BANGKOK: Hundreds of millions of children and adults in Asia’s rapidly expanding cities are undernourished, and will remain so without “inclusive, sustainable and nutrition-sensitive” urban planning, United Nations officials said on Friday.

The Asia-Pacific region has the world’s highest rate of urbanisation, while also being home to more than half the world’s 821 million undernourished people, four UN agencies said in a report released in Bangkok.

“Progress in reducing undernourishment has slowed tremendously,” said the regional heads of Food and Agriculture Organisation (FAO), the UN Children’s Fund (Unicef), the World Food Programme (WFP) and the World Health Organisation (WHO).

“As migration from rural to urban areas continues apace, particularly involving poorer families, urban malnutrition is a challenge facing many countries,” they said in a statement.

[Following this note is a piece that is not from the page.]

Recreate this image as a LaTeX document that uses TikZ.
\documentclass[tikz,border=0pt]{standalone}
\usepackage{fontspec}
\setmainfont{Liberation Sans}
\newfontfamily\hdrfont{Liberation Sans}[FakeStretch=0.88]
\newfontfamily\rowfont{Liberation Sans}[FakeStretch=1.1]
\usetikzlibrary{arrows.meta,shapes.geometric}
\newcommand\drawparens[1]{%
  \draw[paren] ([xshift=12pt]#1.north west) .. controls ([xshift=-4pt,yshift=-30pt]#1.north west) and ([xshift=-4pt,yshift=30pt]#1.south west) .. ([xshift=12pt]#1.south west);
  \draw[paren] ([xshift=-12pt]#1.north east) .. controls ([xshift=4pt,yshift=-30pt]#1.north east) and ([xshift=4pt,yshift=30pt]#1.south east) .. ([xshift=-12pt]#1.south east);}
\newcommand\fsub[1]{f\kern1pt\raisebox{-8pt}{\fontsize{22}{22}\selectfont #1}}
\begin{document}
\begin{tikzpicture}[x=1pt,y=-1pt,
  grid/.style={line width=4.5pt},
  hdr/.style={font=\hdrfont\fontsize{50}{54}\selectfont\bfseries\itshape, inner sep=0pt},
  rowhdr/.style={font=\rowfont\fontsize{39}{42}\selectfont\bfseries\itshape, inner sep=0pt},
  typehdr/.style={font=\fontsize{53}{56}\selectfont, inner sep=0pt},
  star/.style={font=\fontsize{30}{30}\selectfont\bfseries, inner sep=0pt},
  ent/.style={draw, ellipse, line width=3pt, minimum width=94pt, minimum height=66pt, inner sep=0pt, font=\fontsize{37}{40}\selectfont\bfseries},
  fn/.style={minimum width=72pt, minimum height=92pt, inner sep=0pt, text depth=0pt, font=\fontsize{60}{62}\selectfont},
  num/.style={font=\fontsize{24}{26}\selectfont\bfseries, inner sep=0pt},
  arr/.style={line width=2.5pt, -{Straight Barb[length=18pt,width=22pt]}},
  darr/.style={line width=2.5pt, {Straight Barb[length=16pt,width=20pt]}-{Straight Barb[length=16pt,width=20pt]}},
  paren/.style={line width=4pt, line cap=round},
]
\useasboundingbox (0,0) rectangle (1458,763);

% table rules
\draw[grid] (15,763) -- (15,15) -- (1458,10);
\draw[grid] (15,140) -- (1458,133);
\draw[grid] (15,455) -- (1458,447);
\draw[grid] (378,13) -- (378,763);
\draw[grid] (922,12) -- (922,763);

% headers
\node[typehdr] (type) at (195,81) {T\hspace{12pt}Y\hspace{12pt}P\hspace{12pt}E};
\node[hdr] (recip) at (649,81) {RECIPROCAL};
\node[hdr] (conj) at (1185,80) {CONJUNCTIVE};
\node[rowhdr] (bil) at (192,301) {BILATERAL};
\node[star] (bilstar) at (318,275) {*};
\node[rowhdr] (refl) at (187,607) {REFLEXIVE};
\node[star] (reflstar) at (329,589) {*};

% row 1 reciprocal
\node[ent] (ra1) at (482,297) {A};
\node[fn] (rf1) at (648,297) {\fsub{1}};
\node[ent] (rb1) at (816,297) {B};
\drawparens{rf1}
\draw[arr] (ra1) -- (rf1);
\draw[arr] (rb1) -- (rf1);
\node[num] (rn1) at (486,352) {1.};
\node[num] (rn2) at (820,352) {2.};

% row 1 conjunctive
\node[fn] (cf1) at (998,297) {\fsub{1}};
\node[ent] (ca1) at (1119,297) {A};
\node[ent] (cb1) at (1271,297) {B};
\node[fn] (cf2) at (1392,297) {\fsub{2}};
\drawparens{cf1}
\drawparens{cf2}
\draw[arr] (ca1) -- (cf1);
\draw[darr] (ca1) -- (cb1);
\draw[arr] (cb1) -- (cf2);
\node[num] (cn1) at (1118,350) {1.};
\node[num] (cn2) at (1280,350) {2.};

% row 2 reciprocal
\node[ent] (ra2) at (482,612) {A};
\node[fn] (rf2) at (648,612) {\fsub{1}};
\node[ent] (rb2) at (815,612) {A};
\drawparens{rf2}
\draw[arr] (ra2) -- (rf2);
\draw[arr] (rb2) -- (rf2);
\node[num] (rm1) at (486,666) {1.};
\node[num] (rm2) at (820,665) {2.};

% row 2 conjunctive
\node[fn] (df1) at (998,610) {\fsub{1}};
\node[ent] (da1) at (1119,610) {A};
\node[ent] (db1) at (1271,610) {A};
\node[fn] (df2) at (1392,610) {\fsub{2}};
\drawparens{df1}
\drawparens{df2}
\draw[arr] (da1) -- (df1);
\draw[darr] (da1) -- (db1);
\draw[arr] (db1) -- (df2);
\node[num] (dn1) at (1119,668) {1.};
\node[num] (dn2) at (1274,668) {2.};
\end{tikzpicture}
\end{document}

World hunger rose in 2017 for a third consecutive year due to conflict and climate change, jeopardising a global goal to end the scourge by 2030, the United Nations said in an earlier report.

At the same time, more than one in eight adults is now obese, with the Asia-Pacific region recording the fastest growing prevalence of childhood obesity, fuelled by easier access to processed foods rich in salt, fat and sugar.

Rapid urbanisation is a key factor in both, the rising levels of malnutrition and obesity, in Asia and the Pacific.

China and India, the world’s most populous countries, are expected to account for more than a fourth of the projected growth in the global urban population by 2050, adding about 690 million to their cities.

Historically, urbanisation has been seen as a sign of social and economic transformation, associated with higher standards of living, including better health and nutrition.

“However, if not managed well, rapid urbanisation can also lead to dysfunctional food systems, resulting in undernutrition and obesity occurring within the same city or even the same household,” the report noted.

“It is therefore important to ensure that the rapidly expanding cities in Asia and the Pacific are planned in an inclusive, sustainable and nutrition-sensitive manner.”

The challenge is exacerbated by the rising numbers living in slums. About one-third of the urban population is in slums with limited access to welfare benefits and safety nets, which impacts on their food security, nutrition and livelihoods.

In addition, informal food markets and street vendors that provide cheap and convenient meals to the urban poor are increasingly under attack in many Asian countries including Thailand and Malaysia.

Urban food policy in the region must take into account transport, infrastructure, housing, education, and water and sanitation for greater impact, the report noted.

“Urban planners must become new nutrition partners,” it said.

“The world cannot meet the 2030 target of zero hunger if Asia and the Pacific is not leading the way. The sense of urgency cannot be overstated.”